Call out anti-Jewish hatred for what it is. Don’t minimize antisemitic incidents. Jewish employees and their fears and concerns need to be seen and heard.

Those steps may not be apparent to some. But when we raise them, time and again we have  found a willingness to listen. It’s another reason I value my relationships with creators and why their commitment to change becomes that much more noticeable when they speak up when one of their peers puts the Jewish community at risk. 

Shortly after I joined AJC a year ago, Kanye West’s bile rained down on us. His threat to go “death con 3 on Jewish people,” was ignorant but could not be ignored, especially with 49 million online followers. Among them were members of the antisemitic hate group Goyim Defense League, who hung a banner over the 405 freeway in Los Angeles that read, “Kanye Is Right About the Jews,” while giving the Nazi salute. Just as troubling as this odious act were the thousands who praised Kanye in YouTube comments on KTTV’s story about the banner.

The hate is real, as is what it could lead to. Online is where white supremacists find kindred spirits. The tropes and conspiracy theories that fuel their hatred propelled the gunmen who perpetrated mass shootings in places like Buffalo, N.Y.; El Paso, Texas; Jacksonville, Fla.; and the Tree of Life synagogue in Pittsburgh, Pa.

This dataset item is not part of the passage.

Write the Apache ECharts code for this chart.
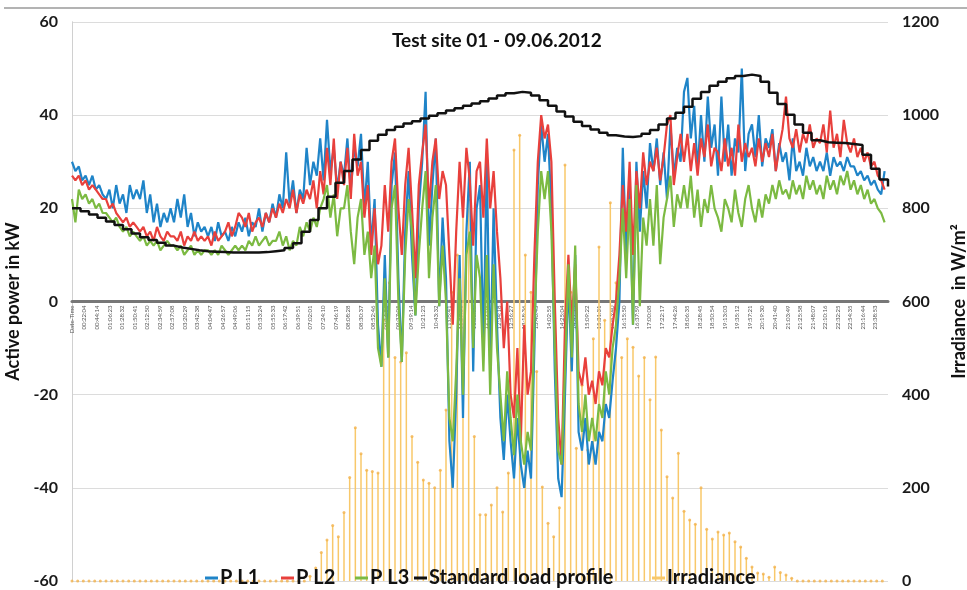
<!DOCTYPE html>
<html>
<head>
<meta charset="utf-8">
<script src="https://cdn.jsdelivr.net/npm/echarts@6/dist/echarts.min.js"></script>
<style>
  html, body { margin: 0; padding: 0; background: #fff; }
  #chart { width: 967px; height: 590px; }
</style>
</head>
<body>
<div id="chart"></div>
<script>
// x axis tick labels (one every ~22 min)
var xLabels = ['Date-Time','00:22:04','00:44:14','01:06:23','01:28:32','01:50:41','02:12:50','02:34:59','02:57:08',
  '03:20:29','03:42:38','04:04:47','04:26:57','04:49:06','05:11:15','05:33:24','05:55:33','06:17:42','06:39:51',
  '07:02:01','07:24:10','07:46:19','08:08:28','08:30:37','08:52:46','09:14:56','09:37:05','09:59:14','10:21:23',
  '10:43:32','11:05:41','11:27:51','11:50:00','12:12:09','12:34:18','12:56:27','13:18:36','13:40:45','14:02:55',
  '14:25:04','14:47:13','15:09:22','15:31:31','15:53:40','16:15:50','16:37:59','17:00:08','17:22:17','17:44:26',
  '18:06:35','18:28:45','18:50:54','19:13:03','19:35:12','19:57:21','20:19:30','20:41:40','21:03:49','21:25:58',
  '21:48:07','22:10:16','22:32:25','22:54:35','23:16:44','23:38:53']

// active power, one value every 6 minutes (kW)
var powerStep = 6
var pL1 = [
  30,28,29,26,27,25,27,24,25,23,  22,24,20,25,21,23,19,25,22,24,
  22,26,19,23,17,21,16,19,17,20,  17,22,18,23,16,19,14,17,15,16,
  14,16,13,17,14,15,13,16,14,17,  15,18,14,17,16,20,15,19,17,21,
  18,23,20,32,21,26,19,24,22,33,  25,30,27,35,26,39,28,33,24,30,
  27,35,24,33,29,36,20,30,12,22,  -5,-14,10,-12,25,32,5,-13,15,28,
  10,-3,20,30,45,12,25,35,-1,18,  5,-30,-40,-20,10,-25,15,30,-15,20,
  25,-10,30,-15,20,-5,-25,-34,-20,-30,  -38,-25,-35,-40,-32,-38,-10,25,38,30,
  36,20,-15,-38,-42,-20,5,-15,10,-28,  -32,-25,-35,-30,-35,-28,-30,-22,-25,-17,
  -10,0,33,10,25,-5,30,15,28,20,  34,28,35,25,32,22,38,27,33,30,
  45,48,35,42,28,40,30,44,33,38,  27,44,30,38,27,35,32,50,28,36,
  38,31,40,29,35,33,37,28,34,30,  32,26,35,28,30,27,33,29,31,28,
  30,28,32,27,31,29,30,28,31,29,  29,27,28,26,27,25,26,24,23,28
]
var pL2 = [
  27,26,27,25,26,24,25,24,23,22,  22,20,21,19,18,17,18,16,17,16,
  15,16,14,15,13,16,14,13,15,14,  14,13,15,12,14,13,15,13,14,13,
  14,12,15,13,14,15,17,14,16,19,  18,16,19,15,17,18,16,19,17,20,
  18,21,19,22,20,24,19,23,21,24,  22,26,20,28,23,33,25,35,22,30,
  25,33,22,36,27,30,18,25,10,20,  8,12,25,15,30,35,20,10,25,33,
  20,5,25,32,38,20,30,35,22,28,  25,10,-5,15,30,18,33,26,12,28,
  30,18,35,20,28,15,5,-10,0,-20,  -25,-10,-30,-5,-20,-15,10,30,40,35,
  38,30,0,-25,-35,-5,10,-5,8,-15,  -18,-12,-20,-17,-22,-15,-18,-10,-12,-5,
  0,10,25,15,30,10,28,20,32,25,  30,28,33,26,31,38,40,25,31,36,
  30,36,28,34,27,35,31,38,29,33,  32,28,35,29,33,27,38,30,34,31,
  33,29,35,30,34,31,36,28,33,37,  44,35,33,37,32,36,34,38,33,35,
  34,38,32,41,33,36,31,39,34,32,  35,31,33,30,32,29,30,27,26,24
]
var pL3 = [
  22,17,24,22,23,21,22,20,21,19,  19,18,17,18,16,15,16,14,15,14,
  13,14,12,13,12,13,11,12,13,12,  12,11,12,10,11,12,10,11,10,11,
  11,10,11,10,12,11,10,11,12,11,  12,11,13,12,14,12,13,14,12,13,
  13,15,12,14,11,13,12,16,14,17,  15,18,16,20,22,25,18,23,14,20,
  20,25,15,8,18,22,10,15,5,12,  -10,-14,5,-12,20,25,0,-13,10,22,
  15,-3,10,20,28,5,18,25,-1,12,  0,-25,-30,-15,5,-20,10,15,-10,10,
  5,-15,10,-20,8,-10,-20,-30,-15,-25,  -33,-20,-30,-35,-28,-32,-5,15,28,22,
  28,15,-10,-32,-35,-15,8,-12,12,-22,  -28,-20,-30,-25,-30,-22,-25,-15,-20,-10,
  -5,5,20,5,22,-5,25,-1,18,12,  22,12,25,8,18,22,27,16,23,20,
  25,20,27,18,24,16,22,19,25,20,  18,15,22,20,17,24,19,16,22,25,
  20,17,22,18,23,21,25,22,26,23,  24,22,26,23,25,22,27,24,26,23,
  25,22,27,24,26,23,27,25,28,24,  26,23,25,22,24,21,22,20,19,17
]

// standard load profile, quarter-hour values (kW)
var loadStep = 15
var loadProfile = [
  20.0,19.4,18.7,18.0,  17.2,16.4,15.5,14.6,  13.8,13.2,12.6,12.0,  11.6,11.3,11.0,10.8,
  10.7,10.6,10.5,10.5,  10.5,10.5,10.6,10.8,  11.0,11.5,12.5,15.0,  17.5,20.0,22.5,25.5,
  28.0,30.5,32.5,34.5,  35.8,36.8,37.5,38.2,  38.7,39.3,39.9,40.4,  41.0,41.5,42.0,42.5,
  43.0,43.6,44.2,44.7,  45.0,44.8,44.2,43.2,  42.0,40.8,39.7,38.6,  37.7,36.9,36.2,35.7,
  35.4,35.3,35.5,36.0,  36.8,38.0,39.3,40.5,  41.8,43.5,45.0,46.3,  47.2,47.9,48.4,48.7,
  48.4,47.2,44.8,42.4,  40.1,38.0,36.2,34.6,  34.2,34.1,34.0,33.8,  33.6,31.5,28.5,26.2,
  24.7
]

// irradiance, one value every 10 minutes (W/m²)
var irrStep = 10
var irradiance = [
  0,0,0,0,0,0,0,0,0,0,  0,0,0,0,0,0,0,0,0,0,
  0,0,0,0,0,0,0,0,0,0,  0,0,0,0,0,0,0,0,0,0,
  0,0,10,28,61,88,119,95,147,222,
  329,273,238,235,232,560,640,480,470,490,
  310,255,217,210,200,238,367,620,700,824,
  818,310,142,142,163,200,148,232,925,957,
  700,620,450,202,124,95,157,893,620,285,
  420,281,520,717,560,812,640,480,520,502,
  440,480,389,481,324,224,178,274,150,131,
  122,200,111,90,105,99,103,84,73,49,
  30,17,15,8,30,18,13,6,0,0,
  0,0,0,0,0,0,0,0,0,0,  0,0,0,0
]

var legendNames = ['P L1', 'P L2', 'P L3', 'Standard load profile', 'Irradiance']
var legendLeft = [205, 281, 355, 414, 652]

var blue = '#1f84c8'
var red = '#e8403c'
var green = '#7cba42'
var yellow = '#f8c86a'
var labelStep = 1440 / 65
var font = 'Lato, "Open Sans", sans-serif'

function pairs(arr, step) {
  return arr.map(function (v, i) { return [i * step, v] })
}

var legends = legendNames.map(function (n, i) {
  return {
    data: [n],
    zlevel: 2,
    left: legendLeft[i],
    top: 568,
    padding: 0,
    itemWidth: 13,
    itemHeight: 3,
    icon: 'rect',
    itemGap: 0,
    textStyle: { fontSize: 20, fontWeight: 'bold', color: '#111', fontFamily: font, padding: [0, 0, 0, -3] }
  }
})

var chart = echarts.init(document.getElementById('chart'))
chart.setOption({
  animation: false,
  backgroundColor: '#fff',
  textStyle: { fontFamily: font },
  title: {
    text: 'Test site 01 - 09.06.2012',
    left: 387,
    top: 26,
    zlevel: 2,
    textStyle: { fontSize: 19, fontWeight: 'bold', color: '#111', fontFamily: font }
  },
  graphic: [{
    type: 'line',
    shape: { x1: 4, y1: 8, x2: 967, y2: 8 },
    style: { stroke: '#9a9a9a', lineWidth: 1.5 }
  }],
  legend: legends,
  grid: { left: 72, right: 79, top: 22, bottom: 9, outerBoundsMode: 'none', containLabel: false },
  xAxis: {
    type: 'value',
    min: 0,
    max: 1440,
    interval: labelStep,
    // sit the time axis on the 0 kW line
    offset: -279.5,
    axisLine: { onZero: false, lineStyle: { color: '#777', width: 3 } },
    axisTick: { show: false },
    splitLine: { show: false },
    axisLabel: {
      rotate: 90,
      fontSize: 6,
      color: '#555',
      margin: 4,
      showMaxLabel: false,
      formatter: function (v) {
        var i = Math.round(v / labelStep)
        return i < xLabels.length ? xLabels[i] : ''
      }
    }
  },
  yAxis: [{
    type: 'value',
    min: -60,
    max: 60,
    interval: 20,
    name: 'Active power in kW',
    nameLocation: 'middle',
    nameGap: 44,
    nameTextStyle: { fontSize: 18, fontWeight: 'bold', color: '#111' },
    axisLine: { show: true, onZero: false, lineStyle: { color: '#d0d0d0' } },
    axisTick: { show: false },
    axisLabel: { fontSize: 16, fontWeight: 'bold', color: '#1a1a1a', margin: 14 },
    splitLine: { lineStyle: { color: '#dcdcdc' } }
  }, {
    type: 'value',
    min: 0,
    max: 1200,
    interval: 200,
    name: 'Irradiance  in W/m²',
    nameLocation: 'middle',
    nameGap: 59,
    nameTextStyle: { fontSize: 18, fontWeight: 'bold', color: '#111' },
    axisLine: { show: true, lineStyle: { color: '#d0d0d0' } },
    axisTick: { show: false },
    axisLabel: {
      fontSize: 16, fontWeight: 'bold', color: '#1a1a1a', margin: 14,
      formatter: function (v) { return String(v) }
    },
    splitLine: { show: false }
  }],
  series: [{
    name: 'Irradiance',
    type: 'bar',
    zlevel: 1,
    yAxisIndex: 1,
    barWidth: 1.5,
    itemStyle: { color: yellow },
    data: pairs(irradiance, irrStep)
  }, {
    name: 'Irradiance dots',
    type: 'scatter',
    zlevel: 1,
    yAxisIndex: 1,
    symbolSize: 3,
    itemStyle: { color: '#f2b24a' },
    silent: true,
    data: pairs(irradiance, irrStep)
  }, {
    name: 'P L1',
    type: 'line',
    zlevel: 1,
    showSymbol: false,
    itemStyle: { color: blue },
    lineStyle: { color: blue, width: 2.2 },
    data: pairs(pL1, powerStep)
  }, {
    name: 'P L2',
    type: 'line',
    zlevel: 1,
    showSymbol: false,
    itemStyle: { color: red },
    lineStyle: { color: red, width: 2.2 },
    data: pairs(pL2, powerStep)
  }, {
    name: 'P L3',
    type: 'line',
    zlevel: 1,
    showSymbol: false,
    itemStyle: { color: green },
    lineStyle: { color: green, width: 2.2 },
    data: pairs(pL3, powerStep)
  }, {
    name: 'Standard load profile',
    type: 'line',
    zlevel: 1,
    step: 'end',
    showSymbol: false,
    itemStyle: { color: '#111' },
    lineStyle: { color: '#111', width: 2.5 },
    data: pairs(loadProfile, loadStep)
  }]
})
</script>
</body>
</html>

The latest AJC State of Antisemitism in America report found 69% of more than 1,500 American Jews surveyed had been the target of online antisemitism or had seen it online in the last year. That number jumped to 85% for Jewish adults under 30.

For those of you who live a lot of your lives on your phones or try to hit that sweet spot on social media to sell tickets, figures like that should be alarming. But conversely, the online megaphones of influencers offer a forum to attack antisemitism and, in your own voices, talk about what it is and why you stand in support of the Jewish community in the face of this hatred. 

Now is also a great time to become familiar with the U.S. National Strategy to Counter Antisemitism, released by the White House in May. Among its list of more than 200 action items, it calls on creators to ensure content is devoid of stereotypes and misinformation about Jews and Jewish culture, and it encourages DEI training to include information about the Jewish community and antisemitism.

AJC has formed a task force to ensure the recommendations in this strategy are implemented. We’ve already done antisemitism training for many entertainment companies and look forward to more fruitful collaborations with the entertainment community. 

I have seen what you can do when you lean in and lead with your heart. When it comes to antisemitism, there has never been a better time to flip the script to safeguard the Jewish community and strengthen our broader society overall. Join us!